On Sun, 13 Jun 2021 11:19:46 +0300
Max Gurtovoy <mgurtovoy@xxxxxxxxxx> wrote:

> On 6/9/2021 4:27 AM, Alex Williamson wrote:
> > On Tue, 8 Jun 2021 19:45:17 -0300
> > Jason Gunthorpe <jgg@xxxxxxxxxx> wrote:
> >
> >> On Tue, Jun 08, 2021 at 03:26:43PM -0600, Alex Williamson wrote:
> >>>> drivers that specifically opt into this feature and the driver now has
> >>>> the opportunity to provide a proper match table that indicates what HW
> >>>> it can properly support. vfio-pci continues to support everything.
> >>> In doing so, this also breaks the new_id method for vfio-pci.
> >> Does it? How? The driver_override flag is per match entry not for the
> >> entire device so new_id added things will work the same as before as
> >> their new match entry's flags will be zero.
> > Hmm, that might have been a testing issue; combining driverctl with
> > manual new_id testing might have left a driver_override in place.
> >
> >>> Sorry, with so many userspace regressions, crippling the
> >>> driver_override interface with an assumption of such a narrow focus,
> >>> creating a vfio specific match flag, I don't see where this can go.
> >>> Thanks,
> >> On the other hand it overcomes all the objections from the last go
> >> round: how userspace figures out which driver to use with
> >> driver_override and integrating the universal driver into the scheme.
> >>
> >> pci_stub could be delt with by marking it for driver_override like
> >> vfio_pci.
> > By marking it a "vfio driver override"? :-\
> >
> >> But driverctl as a general tool working with any module is not really
> >> addressable.
> >>
> >> Is the only issue the blocking of the arbitary binding? That is not a
> >> critical peice of this, IIRC
> > We can't break userspace, which means new_id and driver_override need
> > to work as they do now. There are scads of driver binding scripts in
> > the wild, for vfio-pci and other drivers. We can't assume such a
> > narrow scope. Thanks,
>
> what about the following code ?
>
> @@ -152,12 +152,28 @@ static const struct pci_device_id
> *pci_match_device(struct pci_driver *drv,
>         }
>         spin_unlock(&drv->dynids.lock);
>
> -       if (!found_id)
> -               found_id = pci_match_id(drv->id_table, dev);
> +       if (found_id)
> +               return found_id;

a) A dynamic ID match always works regardless of driver override...

>
> -       /* driver_override will always match, send a dummy id */
> -       if (!found_id && dev->driver_override)
> +       found_id = pci_match_id(drv->id_table, dev);
> +       if (found_id) {
> +               /*
> +                * if we found id in the static table, we must fulfill the
> +                * matching flags (i.e. if PCI_ID_F_DRIVER_OVERRIDE flag is
> +                * set, driver_override should be provided).
> +                */
> +               bool is_driver_override =
> +                       (found_id->flags & PCI_ID_F_DRIVER_OVERRIDE) != 0;
> +               if ((is_driver_override && !dev->driver_override) ||

b) A static ID match fails if the driver provides an override flag and
the device does not have an override set, or...

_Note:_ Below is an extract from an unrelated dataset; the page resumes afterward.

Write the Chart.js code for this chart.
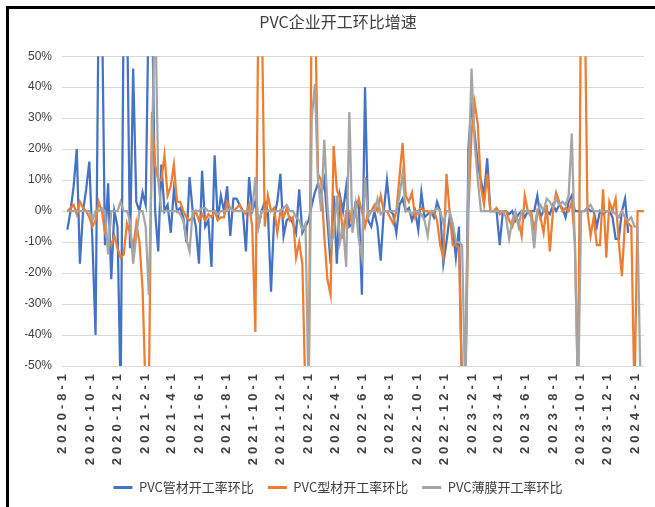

> +                   (dev->driver_override && !is_driver_override))

c) The device has an override set and the driver does not support the
override flag.

> +                       return NULL;
> +       } else if (dev->driver_override) {
> +               /*
> +                * if we didn't find suitable id in the static table,
> +                * driver_override will still , send a dummy id
> +                */
>                 found_id = &pci_device_id_any;
> +       }
>
>         return found_id;
>  }
>
>
> dynamic ids (new_id) works as before.
>
> Old driver_override works as before.

This is deceptively complicated, but no, I don't believe it does. By
my understanding of c) an "old" driver can no longer use
driver_override for binding a known device. It seems that if we have a
static ID match, then we cannot have a driver_override set for the
device in such a case. This is a userspace regression.

> For "new" driver_override we must fulfill the new rules.

For override'able drivers, the static table is almost useless other
than using it for modules.alias support and potentially to provide
driver_data. As above, I find this all pretty confusing and I'd advise
trying to write a concise set of rules outlining the behavior of
driver_override vs dynamic IDs vs static IDs vs "override'able" driver
flags. I tried, I can't, it's convoluted and full of exceptions.
Thanks,

Alex